The article is saying that by judicious use of a "strength" function, you can in fact write any monadic computation as such a pipeline (or composition of monadic functions).

1 comments

If my example of pipeline is a limited metaphor, couldn't it be expanded?

I love this subject but it's traditionally over-complex, so I appreciate the correction and explaination.

How could "strength" be applied generically to programs outside of Haskell? Could the concept of pipelines be extended? Is programming too 1 dimensional? There must be ways to do this.

I think the user-friendly way to make programming less one-dimensional is what we usually do, outside of shell pipelines; give names to intermediate values:

  do x <- computation1
     y <- computation2 x
     computation3 x y
...turning a one-dimensional sequence of operations into a data-flow graph represented textually.

But, and perhaps this is an academic question, what if you're stuck in a context where you can only create computations by composing functions in a sequence, without giving names to intermediate results? Shell pipelines, for example, without using temporary files or other tricks.
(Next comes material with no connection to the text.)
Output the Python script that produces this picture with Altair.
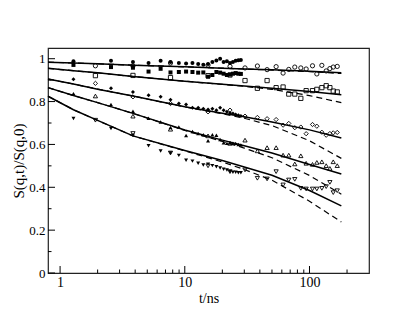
import altair as alt
import pandas as pd

# ---- data ----
SERIES = ["a", "b", "c", "d", "e"]
SHAPES = ["circle", "square", "diamond", "triangle-up", "triangle-down"]

FILLED_T = [1.28, 2.56, 3.84, 5.12, 6.4, 7.68, 8.96, 10.24, 11.52, 12.8, 14.08,
            15.36, 16.64, 17.92, 19.2, 20.48, 21.76, 23.04, 24.32, 25.6, 26.88, 28.16]
FILLED_A = [0.988, 0.99, 0.985, 0.98, 0.99, 0.985, 0.98, 0.978, 0.98, 0.975, 0.972,
            0.975, 0.985, 0.992, 1.0, 0.985, 0.988, 0.98, 0.985, 0.99, 0.993, 0.994]
FILLED_B = [0.971, 0.961, 0.958, 0.94, 0.953, 0.936, 0.938, 0.94, 0.938, 0.935, 0.936,
            0.916, 0.924, 0.938, 0.935, 0.93, 0.924, 0.926, 0.93, 0.933, 0.93, 0.929]
FILLED_C = [0.904, 0.862, 0.845, 0.829, 0.823, 0.809, 0.791, 0.786, 0.771, 0.771, 0.767,
            0.763, 0.767, 0.76, 0.771, 0.76, 0.753, 0.747, 0.744, 0.74, 0.736, 0.733]
FILLED_D = [0.837, 0.786, 0.755, 0.722, 0.705, 0.679, 0.681, 0.642, 0.66, 0.651, 0.645,
            0.617, 0.645, 0.643, 0.623, 0.608, 0.605, 0.608, 0.606, 0.605, 0.6, 0.597]
FILLED_E = [0.721, 0.674, 0.643, 0.594, 0.569, 0.56, 0.549, 0.526, 0.522, 0.512, 0.504,
            0.508, 0.501, 0.496, 0.49, 0.484, 0.481, 0.474, 0.47, 0.47, 0.468, 0.468]

OPEN_T = [1.92, 3.84, 7.68, 15.36, 23.04, 30.4, 38.2, 45.7, 54.0, 61.4, 68.2, 76.2,
          85.2, 94.0, 105.7, 114.5, 125.6, 136.1, 145.7, 155.0, 166.9]
OPEN_A = [0.967, 0.966, 0.98, 0.97, 0.964, 0.957, 0.966, 0.949, 0.963, 0.933, 0.95, 0.961,
          0.957, 0.952, 0.967, 0.929, 0.969, 0.943, 0.954, 0.961, 0.964]
OPEN_B = [0.921, 0.922, 0.912, 0.921, 0.924, 0.898, 0.862, 0.898, 0.865, 0.868, 0.835, 0.835,
          0.815, 0.851, 0.851, 0.857, 0.865, 0.874, 0.865, 0.849, 0.845]
OPEN_C = [0.885, 0.822, 0.791, 0.752, 0.76, 0.732, 0.726, 0.72, 0.716, 0.69, 0.698, 0.678,
          0.681, 0.65, 0.693, 0.685, 0.657, 0.643, 0.651, 0.654, 0.656]
OPEN_D = [0.826, 0.732, 0.671, 0.64, 0.605, 0.62, 0.57, 0.585, 0.585, 0.55, 0.55, 0.509,
          0.547, 0.512, 0.507, 0.516, 0.519, 0.501, 0.488, 0.519, 0.501]
OPEN_E = [0.713, 0.651, 0.56, 0.50, 0.473, 0.481, 0.442, 0.439, 0.473, 0.411, 0.434, 0.437,
          0.395, 0.392, 0.392, 0.392, 0.395, 0.403, 0.423, 0.375, 0.384]

CURVE_T = [0.8, 1.28, 2, 3.84, 10, 20, 30, 50, 100, 180]
SOLID_A = [0.984, 0.980, 0.976, 0.970, 0.962, 0.956, 0.952, 0.948, 0.941, 0.934]
SOLID_B = [0.955, 0.944, 0.934, 0.917, 0.895, 0.881, 0.873, 0.862, 0.847, 0.832]
SOLID_C = [0.905, 0.882, 0.858, 0.826, 0.776, 0.746, 0.729, 0.705, 0.668, 0.630]
SOLID_D = [0.865, 0.828, 0.795, 0.745, 0.667, 0.620, 0.594, 0.560, 0.506, 0.462]
SOLID_E = [0.825, 0.762, 0.712, 0.640, 0.572, 0.525, 0.495, 0.456, 0.385, 0.313]
DASH_A = [0.984, 0.980, 0.976, 0.970, 0.962, 0.956, 0.952, 0.947, 0.940, 0.931]
DASH_B = [0.955, 0.944, 0.934, 0.917, 0.895, 0.880, 0.871, 0.857, 0.828, 0.795]
DASH_C = [0.905, 0.882, 0.858, 0.826, 0.775, 0.743, 0.722, 0.688, 0.617, 0.535]
DASH_D = [0.865, 0.828, 0.795, 0.745, 0.665, 0.614, 0.583, 0.538, 0.455, 0.368]
DASH_E = [0.825, 0.762, 0.712, 0.640, 0.570, 0.518, 0.483, 0.433, 0.335, 0.238]

X_MAJOR = [1, 10, 100]
X_MINOR = [2, 3, 4, 5, 6, 7, 8, 9, 20, 30, 40, 50, 60, 70, 80, 90, 200]
Y_MAJOR = [0, 0.2, 0.4, 0.6, 0.8, 1.0]
Y_MINOR = [0.1, 0.3, 0.5, 0.7, 0.9]

# ---- build tables ----
def long(ts, cols):
    rows = []
    for s, vals in zip(SERIES, cols):
        for t, v in zip(ts, vals):
            rows.append({"t": t, "v": v, "s": s})
    return pd.DataFrame(rows)

filled = long(FILLED_T, [FILLED_A, FILLED_B, FILLED_C, FILLED_D, FILLED_E])
opened = long(OPEN_T, [OPEN_A, OPEN_B, OPEN_C, OPEN_D, OPEN_E])
solid = long(CURVE_T, [SOLID_A, SOLID_B, SOLID_C, SOLID_D, SOLID_E])
dashed = long(CURVE_T, [DASH_A, DASH_B, DASH_C, DASH_D, DASH_E])

W, H = 321, 225
SERIF = "Liberation Serif"

xscale = alt.Scale(type="log", domain=[0.8, 300], nice=False)
yscale = alt.Scale(domain=[0, 1.05], nice=False, zero=False)

xaxis = alt.Axis(values=X_MAJOR, format="~g", ticks=False, domain=False, grid=False,
                 labelFont=SERIF, labelFontSize=14, labelColor="black", labelPadding=2,
                 title="t/ns", titleFont=SERIF, titleFontSize=14, titleFontWeight="normal",
                 titleColor="black", titlePadding=2, labelFlush=False)
yaxis = alt.Axis(values=Y_MAJOR, format="~g", ticks=False, domain=False, grid=False,
                 labelFont=SERIF, labelFontSize=13, labelColor="black", labelPadding=3,
                 title="S(q,t)/S(q,0)", titleFont=SERIF, titleFontSize=15,
                 titleFontWeight="normal", titleColor="black", titlePadding=2,
                 labelFlush=False)

X = alt.X("t:Q", scale=xscale, axis=xaxis)
Y = alt.Y("v:Q", scale=yscale, axis=yaxis)
shape = alt.Shape("s:N", scale=alt.Scale(domain=SERIES, range=SHAPES), legend=None)

solid_l = alt.Chart(solid).mark_line(color="black", strokeWidth=1.5).encode(
    x=X, y=Y, detail="s:N")
dashed_l = alt.Chart(dashed).mark_line(color="black", strokeWidth=1.2,
                                       strokeDash=[6, 4]).encode(x=X, y=Y, detail="s:N")
filled_p = alt.Chart(filled).mark_point(filled=True, color="black", size=16,
                                        opacity=1).encode(x=X, y=Y, shape=shape)
open_p = alt.Chart(opened).mark_point(filled=False, color="black", size=18,
                                      strokeWidth=0.9, opacity=1).encode(x=X, y=Y, shape=shape)

xmaj = alt.Chart(pd.DataFrame({"t": X_MAJOR})).mark_rule(color="black").encode(
    x=X, y=alt.value(H), y2=alt.value(H - 7))
xmin = alt.Chart(pd.DataFrame({"t": X_MINOR})).mark_rule(color="black").encode(
    x=X, y=alt.value(H), y2=alt.value(H - 3.5))
ymaj = alt.Chart(pd.DataFrame({"v": Y_MAJOR})).mark_rule(color="black").encode(
    y=Y, x=alt.value(0), x2=alt.value(7))
ymin = alt.Chart(pd.DataFrame({"v": Y_MINOR})).mark_rule(color="black").encode(
    y=Y, x=alt.value(0), x2=alt.value(3.5))

chart = alt.layer(solid_l, dashed_l, filled_p, open_p, xmaj, xmin, ymaj, ymin).properties(
    width=W, height=H,
    autosize=alt.AutoSizeParams(type="none"),
    padding={"left": 40, "top": 40, "right": 38, "bottom": 40},
    background="white",
).configure_view(stroke="#222222", strokeWidth=1.2)

chart.save("out.html", embed_options={"renderer": "svg", "actions": False})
Then, using this idea of strong and weak monads, and if you were used to thinking of computations as elements of a monad type, you might realize that all you need to add is a "strength" operator, and you would regain the full expressivity of data flow graphs. This operator would take a computation and bundle it with value, producing a new computation that does the same computation, but bundles its result with the extra value you supplied. So you've given every computation a side-channel that ferries any data you like through it, unchanged. Computations further down the chain can access both values.

I lack the imagination to see how this example works out in shell, because there we don't have the luxury of multiple input and output values (just single pipes of data). But it's nice to know that just the strength operation is enough to express arbitrary computation graphs, with names being given to inputs and outputs.